Only the lines from the start of the data to the line containing "15130, 15080, 15050]", both included, should be output, exactly and without pictures.
____________________
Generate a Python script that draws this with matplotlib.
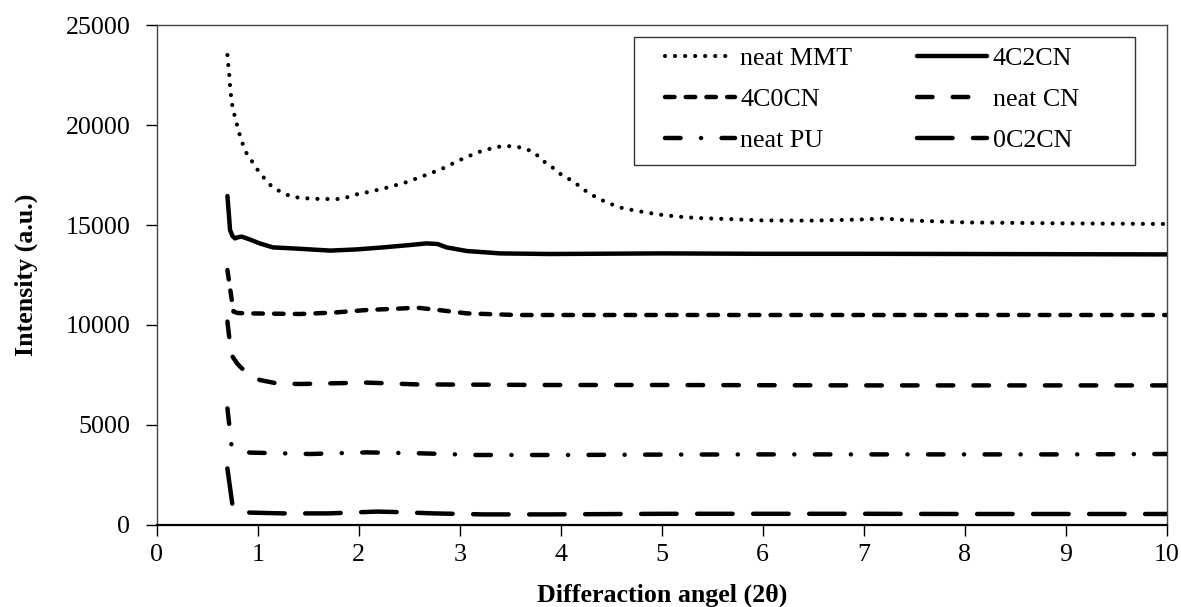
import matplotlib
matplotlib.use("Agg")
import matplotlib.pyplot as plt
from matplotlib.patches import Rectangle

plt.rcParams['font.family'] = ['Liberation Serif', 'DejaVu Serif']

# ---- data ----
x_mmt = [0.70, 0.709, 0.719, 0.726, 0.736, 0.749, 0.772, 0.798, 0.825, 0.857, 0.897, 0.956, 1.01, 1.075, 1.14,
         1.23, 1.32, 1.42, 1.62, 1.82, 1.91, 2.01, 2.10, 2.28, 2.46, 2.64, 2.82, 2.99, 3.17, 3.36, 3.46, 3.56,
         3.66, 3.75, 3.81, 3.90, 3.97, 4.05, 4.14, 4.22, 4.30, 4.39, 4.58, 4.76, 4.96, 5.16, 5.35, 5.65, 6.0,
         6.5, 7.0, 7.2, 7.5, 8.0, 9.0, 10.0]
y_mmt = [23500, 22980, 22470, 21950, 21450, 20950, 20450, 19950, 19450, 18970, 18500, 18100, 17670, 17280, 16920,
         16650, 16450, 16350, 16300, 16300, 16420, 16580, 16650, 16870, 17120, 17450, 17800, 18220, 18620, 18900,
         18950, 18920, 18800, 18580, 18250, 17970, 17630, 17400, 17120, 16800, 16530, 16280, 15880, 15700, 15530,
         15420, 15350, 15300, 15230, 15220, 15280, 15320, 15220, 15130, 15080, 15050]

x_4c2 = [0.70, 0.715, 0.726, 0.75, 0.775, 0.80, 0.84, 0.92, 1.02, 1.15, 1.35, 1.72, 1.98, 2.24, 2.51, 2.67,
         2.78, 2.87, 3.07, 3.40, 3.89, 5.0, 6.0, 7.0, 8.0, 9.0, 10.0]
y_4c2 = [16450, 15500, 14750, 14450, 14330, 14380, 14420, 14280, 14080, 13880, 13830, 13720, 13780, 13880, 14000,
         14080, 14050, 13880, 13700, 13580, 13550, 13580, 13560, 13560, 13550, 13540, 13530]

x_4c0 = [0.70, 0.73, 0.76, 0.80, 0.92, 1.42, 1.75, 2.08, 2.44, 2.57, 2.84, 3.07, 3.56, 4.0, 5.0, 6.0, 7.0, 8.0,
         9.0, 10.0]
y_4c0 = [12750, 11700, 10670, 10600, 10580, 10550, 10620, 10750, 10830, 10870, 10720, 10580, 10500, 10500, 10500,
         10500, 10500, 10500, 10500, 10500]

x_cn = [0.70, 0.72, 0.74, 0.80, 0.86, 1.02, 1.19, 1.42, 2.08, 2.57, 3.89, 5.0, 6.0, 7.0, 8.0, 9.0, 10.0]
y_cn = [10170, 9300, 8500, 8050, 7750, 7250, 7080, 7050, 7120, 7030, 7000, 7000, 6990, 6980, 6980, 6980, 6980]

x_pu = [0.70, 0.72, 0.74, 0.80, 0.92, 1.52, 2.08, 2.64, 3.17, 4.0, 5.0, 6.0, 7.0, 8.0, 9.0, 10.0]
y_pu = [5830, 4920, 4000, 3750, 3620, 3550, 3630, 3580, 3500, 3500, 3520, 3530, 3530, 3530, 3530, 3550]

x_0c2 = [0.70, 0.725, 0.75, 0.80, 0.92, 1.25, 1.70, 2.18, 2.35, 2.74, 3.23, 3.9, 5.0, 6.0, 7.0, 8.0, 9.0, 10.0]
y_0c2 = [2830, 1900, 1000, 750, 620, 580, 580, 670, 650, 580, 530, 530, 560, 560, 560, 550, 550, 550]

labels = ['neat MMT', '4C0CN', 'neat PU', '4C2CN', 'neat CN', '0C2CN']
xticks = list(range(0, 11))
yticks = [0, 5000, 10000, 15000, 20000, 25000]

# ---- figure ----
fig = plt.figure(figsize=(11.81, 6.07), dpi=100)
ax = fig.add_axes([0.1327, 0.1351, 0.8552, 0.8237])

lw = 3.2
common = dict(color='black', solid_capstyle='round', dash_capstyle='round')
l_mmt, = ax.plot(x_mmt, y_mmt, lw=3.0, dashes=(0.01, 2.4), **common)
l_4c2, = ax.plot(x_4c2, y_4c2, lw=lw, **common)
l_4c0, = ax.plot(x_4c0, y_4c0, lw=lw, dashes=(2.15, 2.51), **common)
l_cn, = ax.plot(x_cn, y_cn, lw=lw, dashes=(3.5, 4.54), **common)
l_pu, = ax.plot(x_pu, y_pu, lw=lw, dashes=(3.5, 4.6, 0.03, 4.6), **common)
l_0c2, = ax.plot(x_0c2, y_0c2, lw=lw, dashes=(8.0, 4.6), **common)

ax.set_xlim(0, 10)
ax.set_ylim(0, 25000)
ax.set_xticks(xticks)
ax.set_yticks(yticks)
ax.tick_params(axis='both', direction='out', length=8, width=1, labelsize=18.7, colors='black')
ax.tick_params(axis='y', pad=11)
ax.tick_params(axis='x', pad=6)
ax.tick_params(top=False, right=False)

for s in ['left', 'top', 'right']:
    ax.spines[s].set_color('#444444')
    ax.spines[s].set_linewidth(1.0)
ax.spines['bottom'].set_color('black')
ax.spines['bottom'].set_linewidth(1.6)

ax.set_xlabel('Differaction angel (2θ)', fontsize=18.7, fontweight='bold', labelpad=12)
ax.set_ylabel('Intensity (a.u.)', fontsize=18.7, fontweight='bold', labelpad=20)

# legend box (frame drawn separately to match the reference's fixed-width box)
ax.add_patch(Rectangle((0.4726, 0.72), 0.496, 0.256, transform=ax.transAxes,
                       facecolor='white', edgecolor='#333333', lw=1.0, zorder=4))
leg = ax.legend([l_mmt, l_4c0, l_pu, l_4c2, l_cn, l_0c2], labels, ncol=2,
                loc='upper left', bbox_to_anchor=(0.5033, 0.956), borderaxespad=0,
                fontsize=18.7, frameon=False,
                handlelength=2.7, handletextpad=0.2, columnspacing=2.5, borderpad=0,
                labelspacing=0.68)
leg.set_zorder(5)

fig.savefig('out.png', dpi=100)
____________________
• [Answer in full]:
Generate a Python script that draws this with matplotlib.
import matplotlib
matplotlib.use("Agg")
import matplotlib.pyplot as plt
from matplotlib.patches import Rectangle

plt.rcParams['font.family'] = ['Liberation Serif', 'DejaVu Serif']

# ---- data ----
x_mmt = [0.70, 0.709, 0.719, 0.726, 0.736, 0.749, 0.772, 0.798, 0.825, 0.857, 0.897, 0.956, 1.01, 1.075, 1.14,
         1.23, 1.32, 1.42, 1.62, 1.82, 1.91, 2.01, 2.10, 2.28, 2.46, 2.64, 2.82, 2.99, 3.17, 3.36, 3.46, 3.56,
         3.66, 3.75, 3.81, 3.90, 3.97, 4.05, 4.14, 4.22, 4.30, 4.39, 4.58, 4.76, 4.96, 5.16, 5.35, 5.65, 6.0,
         6.5, 7.0, 7.2, 7.5, 8.0, 9.0, 10.0]
y_mmt = [23500, 22980, 22470, 21950, 21450, 20950, 20450, 19950, 19450, 18970, 18500, 18100, 17670, 17280, 16920,
         16650, 16450, 16350, 16300, 16300, 16420, 16580, 16650, 16870, 17120, 17450, 17800, 18220, 18620, 18900,
         18950, 18920, 18800, 18580, 18250, 17970, 17630, 17400, 17120, 16800, 16530, 16280, 15880, 15700, 15530,
         15420, 15350, 15300, 15230, 15220, 15280, 15320, 15220, 15130, 15080, 15050]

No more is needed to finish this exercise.